[START INFORMATION PROVIDED]
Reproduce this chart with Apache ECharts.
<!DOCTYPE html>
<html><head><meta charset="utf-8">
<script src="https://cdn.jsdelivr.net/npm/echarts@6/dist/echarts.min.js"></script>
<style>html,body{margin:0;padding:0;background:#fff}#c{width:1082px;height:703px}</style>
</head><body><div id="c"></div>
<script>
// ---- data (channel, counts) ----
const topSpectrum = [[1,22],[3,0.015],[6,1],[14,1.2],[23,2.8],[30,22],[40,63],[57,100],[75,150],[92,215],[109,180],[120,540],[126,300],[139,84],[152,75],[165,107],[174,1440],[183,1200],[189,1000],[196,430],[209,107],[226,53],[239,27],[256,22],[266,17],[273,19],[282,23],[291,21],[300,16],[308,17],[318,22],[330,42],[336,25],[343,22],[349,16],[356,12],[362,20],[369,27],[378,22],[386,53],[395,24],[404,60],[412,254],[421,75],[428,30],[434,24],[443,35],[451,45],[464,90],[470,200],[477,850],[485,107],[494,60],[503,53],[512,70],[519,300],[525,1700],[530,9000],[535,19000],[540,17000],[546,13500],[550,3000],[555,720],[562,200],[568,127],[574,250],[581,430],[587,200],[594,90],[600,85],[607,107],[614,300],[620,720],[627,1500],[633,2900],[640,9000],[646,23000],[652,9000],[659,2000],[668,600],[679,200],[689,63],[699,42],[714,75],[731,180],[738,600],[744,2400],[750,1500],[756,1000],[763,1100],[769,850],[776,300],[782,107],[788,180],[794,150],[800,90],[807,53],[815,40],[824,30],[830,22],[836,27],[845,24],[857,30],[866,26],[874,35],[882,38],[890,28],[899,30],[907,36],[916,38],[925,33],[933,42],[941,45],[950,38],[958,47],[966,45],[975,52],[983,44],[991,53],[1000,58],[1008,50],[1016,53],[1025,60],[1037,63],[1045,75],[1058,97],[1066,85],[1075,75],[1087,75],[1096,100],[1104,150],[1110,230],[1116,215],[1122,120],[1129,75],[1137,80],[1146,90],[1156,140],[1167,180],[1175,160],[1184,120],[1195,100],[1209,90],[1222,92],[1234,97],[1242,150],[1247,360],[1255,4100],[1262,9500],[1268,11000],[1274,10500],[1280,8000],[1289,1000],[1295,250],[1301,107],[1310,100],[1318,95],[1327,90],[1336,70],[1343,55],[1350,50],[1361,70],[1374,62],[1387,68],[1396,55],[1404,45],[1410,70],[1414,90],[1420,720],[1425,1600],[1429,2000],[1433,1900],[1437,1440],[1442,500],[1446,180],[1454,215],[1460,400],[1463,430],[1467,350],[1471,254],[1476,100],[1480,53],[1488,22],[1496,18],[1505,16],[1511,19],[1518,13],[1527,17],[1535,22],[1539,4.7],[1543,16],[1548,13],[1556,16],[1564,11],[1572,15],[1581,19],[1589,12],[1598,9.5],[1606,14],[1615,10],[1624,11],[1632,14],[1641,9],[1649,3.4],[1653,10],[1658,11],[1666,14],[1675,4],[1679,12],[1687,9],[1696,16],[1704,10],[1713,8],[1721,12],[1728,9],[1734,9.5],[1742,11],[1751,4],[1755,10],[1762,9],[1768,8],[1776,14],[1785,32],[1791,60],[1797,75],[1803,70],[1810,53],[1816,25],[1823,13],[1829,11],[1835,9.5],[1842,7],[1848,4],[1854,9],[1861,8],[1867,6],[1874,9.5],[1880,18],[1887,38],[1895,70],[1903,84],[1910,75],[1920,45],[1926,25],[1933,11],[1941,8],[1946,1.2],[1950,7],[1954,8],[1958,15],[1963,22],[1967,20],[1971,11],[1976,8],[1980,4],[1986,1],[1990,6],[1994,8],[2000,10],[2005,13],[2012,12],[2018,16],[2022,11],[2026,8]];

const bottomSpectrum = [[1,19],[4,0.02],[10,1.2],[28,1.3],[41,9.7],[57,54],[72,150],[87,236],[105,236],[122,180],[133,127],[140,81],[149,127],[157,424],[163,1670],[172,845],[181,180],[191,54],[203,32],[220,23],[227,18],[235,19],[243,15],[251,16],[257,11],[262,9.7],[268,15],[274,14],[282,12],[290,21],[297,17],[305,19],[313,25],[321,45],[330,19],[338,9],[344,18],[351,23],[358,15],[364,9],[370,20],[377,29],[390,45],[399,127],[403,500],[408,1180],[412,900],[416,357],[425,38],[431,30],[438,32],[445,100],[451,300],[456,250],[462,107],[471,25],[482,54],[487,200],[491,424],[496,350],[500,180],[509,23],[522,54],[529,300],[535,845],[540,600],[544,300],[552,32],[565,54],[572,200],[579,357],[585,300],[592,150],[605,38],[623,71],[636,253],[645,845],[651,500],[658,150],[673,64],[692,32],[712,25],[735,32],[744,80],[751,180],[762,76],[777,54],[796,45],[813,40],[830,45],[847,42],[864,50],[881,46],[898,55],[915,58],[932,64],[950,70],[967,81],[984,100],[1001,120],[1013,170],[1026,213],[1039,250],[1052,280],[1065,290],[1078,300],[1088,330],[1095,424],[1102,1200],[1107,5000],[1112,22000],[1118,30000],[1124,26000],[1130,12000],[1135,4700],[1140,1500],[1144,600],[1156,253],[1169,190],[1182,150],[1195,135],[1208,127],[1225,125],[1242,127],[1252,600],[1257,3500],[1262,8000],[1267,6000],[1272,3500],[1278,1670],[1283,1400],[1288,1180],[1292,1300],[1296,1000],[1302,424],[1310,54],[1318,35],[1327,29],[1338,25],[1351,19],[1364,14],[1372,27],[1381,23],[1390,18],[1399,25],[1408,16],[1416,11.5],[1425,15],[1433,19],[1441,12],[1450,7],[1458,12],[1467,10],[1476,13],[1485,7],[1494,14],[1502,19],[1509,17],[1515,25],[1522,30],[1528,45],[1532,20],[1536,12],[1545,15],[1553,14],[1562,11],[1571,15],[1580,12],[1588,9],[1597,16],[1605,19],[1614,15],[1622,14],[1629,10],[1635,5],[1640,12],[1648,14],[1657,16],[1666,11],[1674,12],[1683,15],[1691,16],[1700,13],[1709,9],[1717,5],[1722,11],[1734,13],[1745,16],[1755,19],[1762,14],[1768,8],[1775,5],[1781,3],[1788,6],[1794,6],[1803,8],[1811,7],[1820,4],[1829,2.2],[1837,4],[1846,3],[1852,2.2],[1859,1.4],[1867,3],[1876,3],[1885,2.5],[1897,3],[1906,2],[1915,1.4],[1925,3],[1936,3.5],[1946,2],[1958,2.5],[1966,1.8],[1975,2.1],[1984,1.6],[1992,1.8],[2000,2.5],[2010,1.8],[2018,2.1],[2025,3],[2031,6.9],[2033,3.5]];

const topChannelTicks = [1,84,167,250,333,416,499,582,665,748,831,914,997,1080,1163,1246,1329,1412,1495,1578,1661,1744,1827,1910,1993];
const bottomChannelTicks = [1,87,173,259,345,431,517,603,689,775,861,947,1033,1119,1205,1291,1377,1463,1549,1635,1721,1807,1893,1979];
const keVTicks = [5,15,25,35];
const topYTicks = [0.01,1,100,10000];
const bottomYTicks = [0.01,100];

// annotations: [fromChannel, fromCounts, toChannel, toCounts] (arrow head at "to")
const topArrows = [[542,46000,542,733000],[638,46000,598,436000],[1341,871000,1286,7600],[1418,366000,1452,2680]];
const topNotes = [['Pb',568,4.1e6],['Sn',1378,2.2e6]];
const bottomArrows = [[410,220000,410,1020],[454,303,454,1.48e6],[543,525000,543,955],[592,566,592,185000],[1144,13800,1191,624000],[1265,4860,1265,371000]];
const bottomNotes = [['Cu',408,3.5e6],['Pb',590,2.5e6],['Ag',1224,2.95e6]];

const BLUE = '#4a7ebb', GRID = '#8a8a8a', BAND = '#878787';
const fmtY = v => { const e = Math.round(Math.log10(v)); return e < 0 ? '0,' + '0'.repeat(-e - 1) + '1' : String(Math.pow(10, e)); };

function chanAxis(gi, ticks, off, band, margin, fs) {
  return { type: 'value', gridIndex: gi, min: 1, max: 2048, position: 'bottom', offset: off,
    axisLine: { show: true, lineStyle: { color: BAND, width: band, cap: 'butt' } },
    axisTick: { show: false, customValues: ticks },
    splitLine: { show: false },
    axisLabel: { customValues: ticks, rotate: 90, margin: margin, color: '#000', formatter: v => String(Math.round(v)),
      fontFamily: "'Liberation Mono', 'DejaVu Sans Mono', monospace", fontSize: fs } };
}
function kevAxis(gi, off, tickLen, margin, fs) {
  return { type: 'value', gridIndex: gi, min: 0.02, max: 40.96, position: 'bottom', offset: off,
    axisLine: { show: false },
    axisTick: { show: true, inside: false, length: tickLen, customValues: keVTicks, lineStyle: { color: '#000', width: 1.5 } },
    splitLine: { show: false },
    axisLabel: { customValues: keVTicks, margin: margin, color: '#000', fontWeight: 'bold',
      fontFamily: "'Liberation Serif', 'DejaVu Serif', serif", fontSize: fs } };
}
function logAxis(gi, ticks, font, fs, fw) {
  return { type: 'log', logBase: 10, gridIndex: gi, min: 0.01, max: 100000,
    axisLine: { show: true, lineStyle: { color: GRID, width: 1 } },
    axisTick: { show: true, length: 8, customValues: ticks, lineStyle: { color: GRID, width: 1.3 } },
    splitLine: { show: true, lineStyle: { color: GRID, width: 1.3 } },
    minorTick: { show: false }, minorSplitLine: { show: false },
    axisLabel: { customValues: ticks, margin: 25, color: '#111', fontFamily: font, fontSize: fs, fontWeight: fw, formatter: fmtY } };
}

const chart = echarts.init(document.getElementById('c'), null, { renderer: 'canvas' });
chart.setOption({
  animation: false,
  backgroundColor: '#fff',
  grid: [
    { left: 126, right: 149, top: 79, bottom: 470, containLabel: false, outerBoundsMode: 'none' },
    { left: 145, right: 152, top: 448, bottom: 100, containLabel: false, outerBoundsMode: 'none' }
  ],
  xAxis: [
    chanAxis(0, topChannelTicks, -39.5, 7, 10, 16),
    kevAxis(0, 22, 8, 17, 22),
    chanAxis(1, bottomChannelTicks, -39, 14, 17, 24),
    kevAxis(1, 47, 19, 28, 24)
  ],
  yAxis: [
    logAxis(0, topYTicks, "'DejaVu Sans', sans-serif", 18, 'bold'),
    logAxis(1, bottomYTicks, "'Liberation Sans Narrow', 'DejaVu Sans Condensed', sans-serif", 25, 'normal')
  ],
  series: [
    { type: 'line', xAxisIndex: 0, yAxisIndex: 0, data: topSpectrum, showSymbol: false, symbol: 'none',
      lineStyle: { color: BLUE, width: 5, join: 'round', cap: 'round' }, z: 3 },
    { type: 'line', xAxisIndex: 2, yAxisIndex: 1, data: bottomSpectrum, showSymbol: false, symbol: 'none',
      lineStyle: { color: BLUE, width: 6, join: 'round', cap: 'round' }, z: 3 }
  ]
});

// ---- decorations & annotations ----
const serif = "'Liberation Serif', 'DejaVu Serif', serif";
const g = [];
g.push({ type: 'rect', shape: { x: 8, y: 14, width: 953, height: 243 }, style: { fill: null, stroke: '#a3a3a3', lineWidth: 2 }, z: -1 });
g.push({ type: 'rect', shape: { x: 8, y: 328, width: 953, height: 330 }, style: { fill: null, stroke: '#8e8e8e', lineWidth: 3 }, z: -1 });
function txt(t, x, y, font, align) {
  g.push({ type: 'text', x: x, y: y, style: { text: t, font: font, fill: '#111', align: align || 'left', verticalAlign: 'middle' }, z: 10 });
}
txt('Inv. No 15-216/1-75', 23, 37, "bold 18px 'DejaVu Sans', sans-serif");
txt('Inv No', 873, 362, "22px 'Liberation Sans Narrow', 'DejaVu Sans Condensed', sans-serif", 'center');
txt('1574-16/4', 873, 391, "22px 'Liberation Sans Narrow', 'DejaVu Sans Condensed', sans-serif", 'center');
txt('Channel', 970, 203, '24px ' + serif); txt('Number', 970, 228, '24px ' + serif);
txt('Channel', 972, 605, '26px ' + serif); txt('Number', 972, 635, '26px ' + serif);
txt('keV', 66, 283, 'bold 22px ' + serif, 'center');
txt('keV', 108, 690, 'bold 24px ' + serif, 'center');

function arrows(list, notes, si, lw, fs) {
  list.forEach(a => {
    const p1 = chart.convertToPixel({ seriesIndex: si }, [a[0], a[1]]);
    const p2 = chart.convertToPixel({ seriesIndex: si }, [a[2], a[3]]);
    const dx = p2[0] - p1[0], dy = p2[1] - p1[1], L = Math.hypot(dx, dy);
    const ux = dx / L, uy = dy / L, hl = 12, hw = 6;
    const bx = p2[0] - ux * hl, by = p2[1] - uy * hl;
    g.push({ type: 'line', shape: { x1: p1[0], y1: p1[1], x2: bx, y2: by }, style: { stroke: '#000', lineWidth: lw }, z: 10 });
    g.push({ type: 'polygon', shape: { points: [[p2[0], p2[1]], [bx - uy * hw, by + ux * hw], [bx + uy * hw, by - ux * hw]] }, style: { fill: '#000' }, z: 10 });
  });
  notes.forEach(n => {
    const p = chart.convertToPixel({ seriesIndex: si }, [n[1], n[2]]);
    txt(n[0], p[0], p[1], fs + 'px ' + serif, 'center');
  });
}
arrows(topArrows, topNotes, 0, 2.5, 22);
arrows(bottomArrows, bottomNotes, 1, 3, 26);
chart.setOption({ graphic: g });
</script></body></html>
[END INFORMATION PROVIDED]
[START INFORMATION PROVIDED]
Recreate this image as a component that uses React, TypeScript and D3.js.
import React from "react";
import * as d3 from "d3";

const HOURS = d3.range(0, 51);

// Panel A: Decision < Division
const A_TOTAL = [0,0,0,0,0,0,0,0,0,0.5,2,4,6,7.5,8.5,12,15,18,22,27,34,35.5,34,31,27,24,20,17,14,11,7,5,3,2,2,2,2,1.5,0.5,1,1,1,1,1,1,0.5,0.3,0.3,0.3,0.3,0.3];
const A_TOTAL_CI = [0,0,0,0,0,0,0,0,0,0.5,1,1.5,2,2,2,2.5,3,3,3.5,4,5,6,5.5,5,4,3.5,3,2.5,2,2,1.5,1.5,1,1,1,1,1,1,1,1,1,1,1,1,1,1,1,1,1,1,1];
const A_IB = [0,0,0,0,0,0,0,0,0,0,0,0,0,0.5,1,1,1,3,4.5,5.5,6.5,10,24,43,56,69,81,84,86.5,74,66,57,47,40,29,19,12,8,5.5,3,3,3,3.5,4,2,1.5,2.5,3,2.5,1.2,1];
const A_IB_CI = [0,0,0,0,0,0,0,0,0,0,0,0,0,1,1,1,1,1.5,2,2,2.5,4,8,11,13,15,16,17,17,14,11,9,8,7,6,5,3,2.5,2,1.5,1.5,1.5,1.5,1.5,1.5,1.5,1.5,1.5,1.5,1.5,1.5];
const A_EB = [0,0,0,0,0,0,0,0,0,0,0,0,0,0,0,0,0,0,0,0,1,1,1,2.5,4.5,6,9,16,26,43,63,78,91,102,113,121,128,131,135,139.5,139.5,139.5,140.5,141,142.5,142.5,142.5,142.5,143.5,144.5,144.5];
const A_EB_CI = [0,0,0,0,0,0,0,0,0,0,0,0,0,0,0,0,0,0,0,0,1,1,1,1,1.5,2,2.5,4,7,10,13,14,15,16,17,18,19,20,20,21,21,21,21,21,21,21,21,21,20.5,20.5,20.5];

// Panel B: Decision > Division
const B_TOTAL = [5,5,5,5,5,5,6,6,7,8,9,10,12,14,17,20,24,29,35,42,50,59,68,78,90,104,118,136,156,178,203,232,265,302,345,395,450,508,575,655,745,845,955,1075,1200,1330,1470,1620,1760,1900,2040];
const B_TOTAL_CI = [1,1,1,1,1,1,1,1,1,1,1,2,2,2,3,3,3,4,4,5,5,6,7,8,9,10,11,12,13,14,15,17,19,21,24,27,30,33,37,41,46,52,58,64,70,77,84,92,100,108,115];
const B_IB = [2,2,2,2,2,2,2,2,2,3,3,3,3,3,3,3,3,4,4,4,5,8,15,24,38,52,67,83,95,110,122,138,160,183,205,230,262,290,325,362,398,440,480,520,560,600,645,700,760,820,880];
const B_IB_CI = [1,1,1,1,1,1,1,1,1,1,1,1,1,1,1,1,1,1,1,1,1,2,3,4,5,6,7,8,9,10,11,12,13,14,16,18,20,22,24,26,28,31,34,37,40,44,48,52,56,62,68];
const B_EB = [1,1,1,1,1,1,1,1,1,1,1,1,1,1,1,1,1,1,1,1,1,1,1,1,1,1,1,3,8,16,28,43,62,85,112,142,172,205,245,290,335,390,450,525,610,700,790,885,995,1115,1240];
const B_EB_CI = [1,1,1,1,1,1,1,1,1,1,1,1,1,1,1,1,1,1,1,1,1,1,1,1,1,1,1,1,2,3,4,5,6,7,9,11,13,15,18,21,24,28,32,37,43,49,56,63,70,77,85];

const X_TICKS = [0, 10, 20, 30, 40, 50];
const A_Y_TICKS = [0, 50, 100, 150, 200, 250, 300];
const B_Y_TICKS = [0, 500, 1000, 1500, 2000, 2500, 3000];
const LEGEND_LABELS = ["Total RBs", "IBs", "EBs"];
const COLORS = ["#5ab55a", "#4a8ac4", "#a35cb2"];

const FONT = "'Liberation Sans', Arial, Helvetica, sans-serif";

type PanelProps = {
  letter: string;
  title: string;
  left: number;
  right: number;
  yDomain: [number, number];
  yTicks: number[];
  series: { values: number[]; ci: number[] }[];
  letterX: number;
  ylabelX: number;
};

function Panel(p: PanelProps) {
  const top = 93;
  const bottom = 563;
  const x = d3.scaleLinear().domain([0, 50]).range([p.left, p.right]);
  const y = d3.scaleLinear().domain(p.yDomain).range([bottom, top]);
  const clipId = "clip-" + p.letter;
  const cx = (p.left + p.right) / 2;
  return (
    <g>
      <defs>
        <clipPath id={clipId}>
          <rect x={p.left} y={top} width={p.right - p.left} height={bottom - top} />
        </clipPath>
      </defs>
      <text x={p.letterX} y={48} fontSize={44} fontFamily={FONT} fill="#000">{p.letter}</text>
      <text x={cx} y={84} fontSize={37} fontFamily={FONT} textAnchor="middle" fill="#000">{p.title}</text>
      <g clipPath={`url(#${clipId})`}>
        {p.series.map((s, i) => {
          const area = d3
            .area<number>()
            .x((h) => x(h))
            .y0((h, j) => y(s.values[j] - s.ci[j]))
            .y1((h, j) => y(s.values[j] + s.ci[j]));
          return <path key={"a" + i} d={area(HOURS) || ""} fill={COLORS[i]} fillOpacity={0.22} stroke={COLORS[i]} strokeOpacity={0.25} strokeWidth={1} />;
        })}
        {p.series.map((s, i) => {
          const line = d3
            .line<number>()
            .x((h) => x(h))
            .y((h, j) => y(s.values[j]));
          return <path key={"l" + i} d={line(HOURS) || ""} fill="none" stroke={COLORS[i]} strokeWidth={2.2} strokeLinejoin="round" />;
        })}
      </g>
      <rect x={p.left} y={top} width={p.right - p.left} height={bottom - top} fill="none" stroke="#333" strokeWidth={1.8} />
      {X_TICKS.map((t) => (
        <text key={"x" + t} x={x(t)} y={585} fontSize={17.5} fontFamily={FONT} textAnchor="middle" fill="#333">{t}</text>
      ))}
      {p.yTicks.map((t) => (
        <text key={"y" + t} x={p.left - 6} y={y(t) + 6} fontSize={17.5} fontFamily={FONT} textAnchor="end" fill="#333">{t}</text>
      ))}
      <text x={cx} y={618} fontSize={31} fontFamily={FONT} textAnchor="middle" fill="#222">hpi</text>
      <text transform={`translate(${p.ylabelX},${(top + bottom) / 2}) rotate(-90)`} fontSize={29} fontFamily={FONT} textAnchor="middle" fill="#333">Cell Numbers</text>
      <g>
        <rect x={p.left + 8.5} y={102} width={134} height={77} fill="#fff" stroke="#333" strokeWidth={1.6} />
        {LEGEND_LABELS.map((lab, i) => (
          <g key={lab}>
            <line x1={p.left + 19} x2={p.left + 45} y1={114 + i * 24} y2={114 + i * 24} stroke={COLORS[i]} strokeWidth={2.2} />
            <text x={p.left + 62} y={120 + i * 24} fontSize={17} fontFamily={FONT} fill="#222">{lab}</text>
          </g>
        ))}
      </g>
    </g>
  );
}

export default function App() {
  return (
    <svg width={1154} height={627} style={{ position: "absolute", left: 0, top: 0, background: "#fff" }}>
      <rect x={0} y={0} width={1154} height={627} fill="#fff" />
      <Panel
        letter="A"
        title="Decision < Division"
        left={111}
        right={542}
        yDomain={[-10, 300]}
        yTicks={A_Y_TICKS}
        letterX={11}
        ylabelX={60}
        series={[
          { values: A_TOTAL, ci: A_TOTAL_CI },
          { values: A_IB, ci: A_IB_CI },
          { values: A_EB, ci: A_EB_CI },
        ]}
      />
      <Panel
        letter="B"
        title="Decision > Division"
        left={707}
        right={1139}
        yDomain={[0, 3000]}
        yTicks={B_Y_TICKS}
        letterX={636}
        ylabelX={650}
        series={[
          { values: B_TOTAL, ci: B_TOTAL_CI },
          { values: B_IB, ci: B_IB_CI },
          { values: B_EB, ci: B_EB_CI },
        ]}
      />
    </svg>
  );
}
[END INFORMATION PROVIDED]
## YOUR TASK
Start with the line that contains "Recreate this image" and end with the line that contains "const HOURS = d3.range(0, 51);"; give those lines again exactly, and no others.

## RESULT BELOW
Recreate this image as a component that uses React, TypeScript and D3.js.
import React from "react";
import * as d3 from "d3";

const HOURS = d3.range(0, 51);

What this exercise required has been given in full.